The task
Skip the pictures, please, and write out exactly the lines from the opening of the data through the line containing "ax = fig.add_axes([6".
··· Data segment
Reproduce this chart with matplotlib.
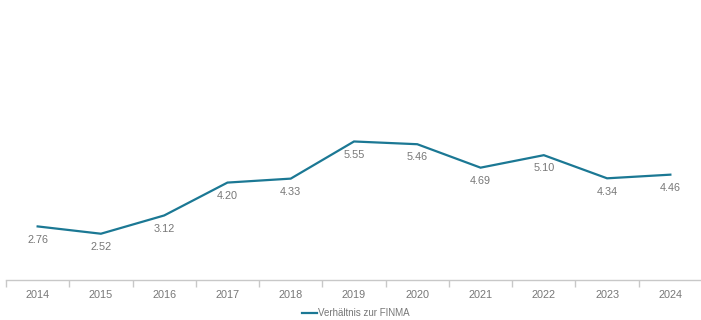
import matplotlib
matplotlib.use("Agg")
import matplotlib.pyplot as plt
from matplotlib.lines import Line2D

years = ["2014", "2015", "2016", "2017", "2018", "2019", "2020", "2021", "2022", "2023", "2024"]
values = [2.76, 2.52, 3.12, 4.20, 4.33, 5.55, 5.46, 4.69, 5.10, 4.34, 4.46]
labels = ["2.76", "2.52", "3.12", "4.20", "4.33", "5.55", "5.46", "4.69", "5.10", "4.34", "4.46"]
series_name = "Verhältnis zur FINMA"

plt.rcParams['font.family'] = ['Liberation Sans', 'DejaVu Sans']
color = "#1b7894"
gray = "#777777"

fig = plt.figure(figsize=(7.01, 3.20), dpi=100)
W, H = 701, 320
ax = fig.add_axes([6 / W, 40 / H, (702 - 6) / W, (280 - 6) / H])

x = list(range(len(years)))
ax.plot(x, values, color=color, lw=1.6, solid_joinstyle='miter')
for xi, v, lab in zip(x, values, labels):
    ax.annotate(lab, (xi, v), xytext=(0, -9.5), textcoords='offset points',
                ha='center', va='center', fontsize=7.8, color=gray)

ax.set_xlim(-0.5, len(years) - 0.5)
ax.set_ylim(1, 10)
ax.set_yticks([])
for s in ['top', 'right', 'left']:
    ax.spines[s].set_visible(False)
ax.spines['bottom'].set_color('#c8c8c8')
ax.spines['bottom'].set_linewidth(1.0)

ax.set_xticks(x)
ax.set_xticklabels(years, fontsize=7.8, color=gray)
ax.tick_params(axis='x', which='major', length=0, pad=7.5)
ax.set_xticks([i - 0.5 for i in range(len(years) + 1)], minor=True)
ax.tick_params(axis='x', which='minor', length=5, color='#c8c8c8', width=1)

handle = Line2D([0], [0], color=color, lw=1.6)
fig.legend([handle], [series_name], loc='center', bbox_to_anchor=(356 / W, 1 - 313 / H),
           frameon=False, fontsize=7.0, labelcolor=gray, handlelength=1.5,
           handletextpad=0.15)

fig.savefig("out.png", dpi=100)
······
Answer to this exercise
Reproduce this chart with matplotlib.
import matplotlib
matplotlib.use("Agg")
import matplotlib.pyplot as plt
from matplotlib.lines import Line2D

years = ["2014", "2015", "2016", "2017", "2018", "2019", "2020", "2021", "2022", "2023", "2024"]
values = [2.76, 2.52, 3.12, 4.20, 4.33, 5.55, 5.46, 4.69, 5.10, 4.34, 4.46]
labels = ["2.76", "2.52", "3.12", "4.20", "4.33", "5.55", "5.46", "4.69", "5.10", "4.34", "4.46"]
series_name = "Verhältnis zur FINMA"

plt.rcParams['font.family'] = ['Liberation Sans', 'DejaVu Sans']
color = "#1b7894"
gray = "#777777"

fig = plt.figure(figsize=(7.01, 3.20), dpi=100)
W, H = 701, 320
ax = fig.add_axes([6 / W, 40 / H, (702 - 6) / W, (280 - 6) / H])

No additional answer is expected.